____ Collected material

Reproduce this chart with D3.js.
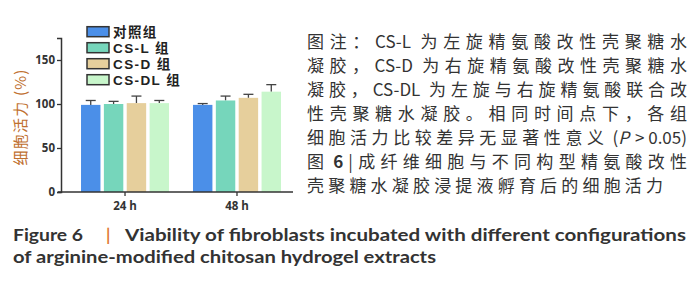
<!DOCTYPE html>
<html><head><meta charset="utf-8">
<script src="https://cdn.jsdelivr.net/npm/d3@7/dist/d3.min.js"></script>
<style>body{margin:0;background:#fff}svg{display:block}</style>
</head><body>
<svg id="c" width="700" height="282"></svg>
<script>
const groups = ["24 h", "48 h"];
const series = ["对照组", "CS-L 组", "CS-D 组", "CS-DL 组"];
const means = [[99, 100, 101, 101], [99, 104, 107, 114]];
const errs = [[5, 3, 8, 3], [1.5, 5, 4, 8]];
const yTicks = [0, 50, 100, 150];
const colors = ["#4b8fe8", "#76d6bb", "#e6cf9c", "#c8f6cb"];
const yLabel = "细胞活力 (%)";
const noteLines = [
  "图注：CS-L 为左旋精氨酸改性壳聚糖水",
  "凝胶，CS-D 为右旋精氨酸改性壳聚糖水",
  "凝胶，CS-DL 为左旋与右旋精氨酸联合改",
  "性壳聚糖水凝胶。相同时间点下，各组",
  "细胞活力比较差异无显著性意义 (P > 0.05)",
  "图 6 | 成纤维细胞与不同构型精氨酸改性",
  "壳聚糖水凝胶浸提液孵育后的细胞活力"
];
const captionLabel = "Figure 6";
const captionLines = [
  "Viability of fibroblasts incubated with different configurations",
  "of arginine-modified chitosan hydrogel extracts"
];

const svg = d3.select("#c");
const mLeft = 61, mRight = 293, mTop = 38, mBottom = 192;

const y = d3.scaleLinear().domain([0, 175]).range([mBottom, mTop]);
const x0 = d3.scaleBand().domain(groups).range([mLeft, mRight])
  .paddingInner(0.214).paddingOuter(0.143).align(0.625);
const x1 = d3.scaleBand().domain(series).range([0, x0.bandwidth()]).paddingInner(0.15);

// bars
const g = svg.append("g");
groups.forEach((grp, gi) => {
  series.forEach((s, si) => {
    const bx = x0(grp) + x1(s);
    const v = means[gi][si], e = errs[gi][si];
    const cx = bx + x1.bandwidth() / 2;
    g.append("line").attr("x1", cx).attr("x2", cx)
      .attr("y1", y(v)).attr("y2", y(v + e))
      .attr("stroke", "#444").attr("stroke-width", 1.3);
    g.append("line").attr("x1", cx - 5).attr("x2", cx + 5)
      .attr("y1", y(v + e)).attr("y2", y(v + e))
      .attr("stroke", "#444").attr("stroke-width", 1.3);
    g.append("rect").attr("x", bx).attr("y", y(v))
      .attr("width", x1.bandwidth()).attr("height", y(0) - y(v))
      .attr("fill", colors[si]);
  });
});

// y axis
const ya = svg.append("g").attr("transform", `translate(${mLeft},0)`)
  .call(d3.axisLeft(y).tickValues(yTicks).tickSize(4).tickPadding(2));
ya.select(".domain").attr("stroke", "#333").attr("stroke-width", 1.5);
ya.selectAll(".tick line").attr("stroke", "#333").attr("stroke-width", 1.3);
ya.selectAll("text").attr("font-family", "Open Sans, sans-serif").attr("font-weight", "bold")
  .attr("font-size", 11.5).attr("fill", "#333");

// x axis
const xa = svg.append("g").attr("transform", `translate(0,${mBottom})`)
  .call(d3.axisBottom(x0).tickSize(4).tickPadding(6).tickSizeOuter(0));
xa.select(".domain").attr("d", `M${mLeft - 3},0H${mRight}`).attr("stroke", "#333").attr("stroke-width", 1.5);
xa.selectAll(".tick line").attr("stroke", "#333").attr("stroke-width", 1.3);
xa.selectAll("text").attr("font-family", "Open Sans, sans-serif").attr("font-weight", "bold")
  .attr("font-size", 11.5).attr("fill", "#333");

// y label
svg.append("text").attr("transform", "translate(26,117) rotate(-90)")
  .attr("text-anchor", "middle").attr("font-family", "Noto Sans CJK SC")
  .attr("font-size", 15).attr("letter-spacing", 1.2).attr("fill", "#c0702f").text(yLabel);

// legend
const lg = svg.append("g");
series.forEach((s, i) => {
  const cy = 31.7 + i * 16;
  lg.append("rect").attr("x", 87).attr("y", cy - 5).attr("width", 22).attr("height", 10)
    .attr("fill", colors[i]).attr("stroke", "#333").attr("stroke-width", 1.5);
  lg.append("text").attr("x", 113).attr("y", cy + 5)
    .attr("font-family", "Liberation Sans, Noto Sans CJK SC").attr("font-weight", "bold")
    .attr("font-size", 13.5).attr("letter-spacing", 1.4).attr("fill", "#222").text(s);
});

// note block: justified lines built from separately positioned pieces
const NB = "\u00A0";
const isCJK = c => /[\u3000-\u303f\u4e00-\u9fff\uff00-\uffef]/.test(c);
const nb = svg.append("g").attr("font-family", "Noto Sans CJK SC")
  .attr("font-size", 17).attr("fill", "#333");
noteLines.forEach((t, i) => {
  const baseY = 47.5 + i * 24;
  const segs = [];
  let buf = "";
  for (const ch of t) {
    if (isCJK(ch)) { if (buf) { segs.push(buf); buf = ""; } segs.push(ch); }
    else buf += ch;
  }
  if (buf) segs.push(buf);
  // each unit: list of pieces {txt, italic, bold, gap}
  const units = segs.map(sg => {
    if (sg.includes("P >")) {
      const parts = sg.split("P");
      return [{ txt: parts[0].trim(), gap: 4 },
              { txt: "P", italic: true },
              { txt: parts[1].trim(), gap: 5 }];
    }
    if (i === 5 && sg.includes("6")) {
      return [{ txt: "6", bold: true, gap: 4 }, { txt: "|", gap: 5 }];
    }
    return [{ txt: sg.replace(/ /g, NB) }];
  });
  let total = 0;
  const made = units.map(u => u.map(p => {
    const el = nb.append("text").attr("y", baseY).text(p.txt);
    if (p.italic) el.attr("font-style", "italic");
    if (p.bold) el.attr("font-weight", "bold");
    const w = el.node().getComputedTextLength() + (p.italic ? 1 : 0);
    const gap = p.gap || 0;
    total += w + gap;
    return { el, w, gap };
  }));
  const target = i < 6 ? 380 : 356;
  const extra = Math.max(0, target - total) / Math.max(1, units.length - 1);
  let cx = 307;
  made.forEach(u => {
    u.forEach(p => { cx += p.gap; p.el.attr("x", cx); cx += p.w; });
    cx += extra;
  });
});

// caption
const capFont = sel => sel.attr("font-family", "Lato, sans-serif").attr("font-weight", "bold")
  .attr("font-size", 17).attr("fill", "#333");
svg.append("text").attr("x", 13).attr("y", 241).attr("textLength", 70)
  .attr("lengthAdjust", "spacingAndGlyphs").call(capFont).text(captionLabel);
svg.append("text").attr("x", 106).attr("y", 241).call(capFont).attr("fill", "#e07b39").text("|");
svg.append("text").attr("x", 125).attr("y", 241).attr("textLength", 561)
  .attr("lengthAdjust", "spacingAndGlyphs").call(capFont).text(captionLines[0]);
svg.append("text").attr("x", 13).attr("y", 263).attr("textLength", 423)
  .attr("lengthAdjust", "spacingAndGlyphs").call(capFont).text(captionLines[1]);
</script>
</body></html>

________

[Exercise task]
Pull every line containing "with" from the material above.

[Result for this task]
Reproduce this chart with D3.js.
  "Viability of fibroblasts incubated with different configurations",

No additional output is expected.